Eventually the system settles down and runs two copies on an existing node:
$ docker service ps myapp_zookeeper
ID NAME IMAGE NODE DESIRED STATE CURRENT STATE ERROR PORTS
iidao6f3vt6z myapp_zookeeper.1 sweh/test:fake_zookeeper test2.spuddy.org Running Running 8 minutes ago
zixk0eu2aahu myapp_zookeeper.2 sweh/test:fake_zookeeper test3.spuddy.org Running Running 8 minutes ago
ib7eiekpes3c myapp_zookeeper.3 sweh/test:fake_zookeeper test2.spuddy.org Running Running 49 seconds ago
Monitoring of service state becomes very important in this environment!
Migration of services between nodes
For performance reasons I want to move the memcached currently run on
test3
and migrate it to test2
, so it’s on the same machine as the
tomcat instance. We can force a migration of the container by adding
the label to the new node and removing it from the old.
$ docker service ps myapp_memcached
ID NAME IMAGE NODE DESIRED STATE CURRENT STATE ERROR PORTS
6u4s6w4fs0cm myapp_memcached.1 sweh/test:fake_memcached test1.spuddy.org Running Running 13 minutes ago
pf56ix45e887 myapp_memcached.2 sweh/test:fake_memcached test3.spuddy.org Running Running 9 minutes ago
$ docker node update --label-add Memcached=true test2.spuddy.org
test2.spuddy.org
$ docker node update --label-rm Memcached test3.spuddy.org
test3.spuddy.org
$ docker service ps myapp_memcached
ID NAME IMAGE NODE DESIRED STATE CURRENT STATE ERROR PORTS
6u4s6w4fs0cm myapp_memcached.1 sweh/test:fake_memcached test1.spuddy.org Running Running 14 minutes ago
n7bv9331opoq myapp_memcached.2 sweh/test:fake_memcached test2.spuddy.org Running Running 8 seconds ago
pf56ix45e887 \_ myapp_memcached.2 sweh/test:fake_memcached test3.spuddy.org Shutdown Rejected 14 seconds ago
The instance that had been running on test3
has been rejected and a new
instance started on test2
. Remember the Docker scheduler will attempt to
pick a node that isn’t already running a copy of the container. In this
case the only valid servers to meet the placement constraints were test1
and test2, and test1 already had a copy running.
Summary
Using labels allows for a very dynamic way of determining where your workloads run; you can rescale, migrate and even extend the cluster (add new nodes, add labels to the node, modify the scaling) without needing to redeploy the stack.

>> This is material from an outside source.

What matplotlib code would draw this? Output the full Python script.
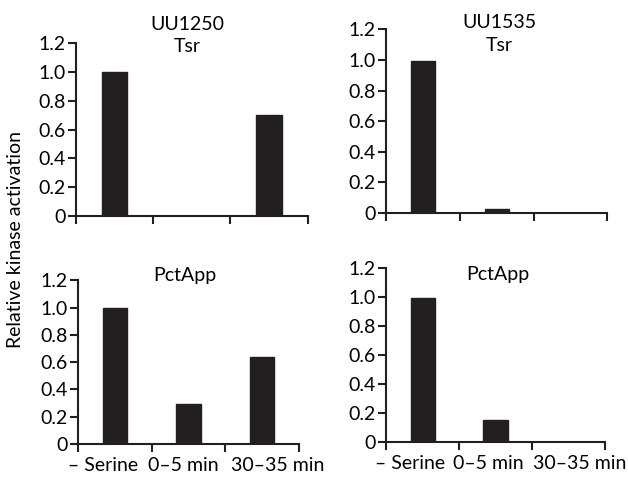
import numpy as np
import matplotlib
matplotlib.use('Agg')
import matplotlib.pyplot as plt
import matplotlib.transforms as mtransforms

plt.rcParams['font.family'] = ['Lato', 'DejaVu Sans']

# data
categories = ['\u2013 Serine', '0\u20135 min', '30\u201335 min']
uu1250_tsr = [1.0, 0.0, 0.70]
uu1535_tsr = [0.99, 0.03, 0.0]
uu1250_pct = [1.0, 0.29, 0.64]
uu1535_pct = [0.99, 0.15, 0.0]
yticks = [0, 0.2, 0.4, 0.6, 0.8, 1.0, 1.2]
ytick_labels = ['0', '0.2', '0.4', '0.6', '0.8', '1.0', '1.2']

fig = plt.figure(figsize=(6.28, 4.79), dpi=100)

panels = [
    # values, [left, bottom, width, height], title, title pos, label shifts (px)
    (uu1250_tsr, [0.121, 0.549, 0.369, 0.361], 'UU1250\nTsr', (0.48, 1.045), None),
    (uu1535_tsr, [0.615, 0.555, 0.352, 0.384], 'UU1535\nTsr', (0.51, 0.975), None),
    (uu1250_pct, [0.124, 0.073, 0.352, 0.342], 'PctApp', (0.486, 1.03), [-12, -5, 16]),
    (uu1535_pct, [0.615, 0.077, 0.348, 0.364], 'PctApp', (0.51, 0.96), [-13, -7, 11]),
]

x = np.arange(len(categories))
for vals, rect, title, tpos, shifts in panels:
    ax = fig.add_axes(rect)
    ax.bar(x, vals, width=0.33, color='#231f20', edgecolor='#231f20')
    ax.set_xlim(-0.5, 2.5)
    ax.set_ylim(0, 1.2)
    for s in ['top', 'right']:
        ax.spines[s].set_visible(False)
    for s in ['left', 'bottom']:
        ax.spines[s].set_linewidth(1.5)
        ax.spines[s].set_color('#231f20')
    ax.set_yticks(yticks)
    ax.set_yticklabels(ytick_labels, fontsize=14)
    ax.set_xticks(x)
    ax.set_xticks([-0.5, 0.5, 1.5, 2.5], minor=True)
    ax.tick_params(axis='x', which='major', length=0, pad=9)
    ax.tick_params(axis='x', which='minor', length=6, width=1.5, color='#231f20')
    ax.tick_params(axis='y', length=6, width=1.5, color='#231f20', pad=1.5)
    if shifts is not None:
        ax.set_xticklabels(categories, fontsize=14)
        for lab, dx in zip(ax.get_xticklabels(), shifts):
            lab.set_transform(lab.get_transform() +
                              mtransforms.ScaledTranslation(dx / 100, 0, fig.dpi_scale_trans))
    else:
        ax.set_xticklabels([])
    ax.text(tpos[0], tpos[1], title, transform=ax.transAxes, ha='center',
            va='center', fontsize=14, linespacing=1.4)

fig.text(0.024, 0.5, 'Relative kinase activation', rotation=90,
         ha='center', va='center', fontsize=14)

fig.savefig('out.png', dpi=100)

This can become more important as multiple workloads in multiple stacks are deployed to the same swarm; the stack owners don’t need to know about the underlying node names, they can just use labels and the same stack can be deployed to different targets (how easy would this be to spin up on AWS EC2 instances? No stack changes needed at all!)
Of course this doesn’t come for free; it takes time for containers to spin up (about 6 seconds in my fake_memcached migration) so make sure your services can handle short outages. The closer to 12factor your apps are, the better they are at handling dynamic migration of containers.
And, of course, there’s still the persistent data volume question to handle; this can complicate your deployments.
But despite these complications I would recommend taking a look at labels if you have a need to constrain where your containers run.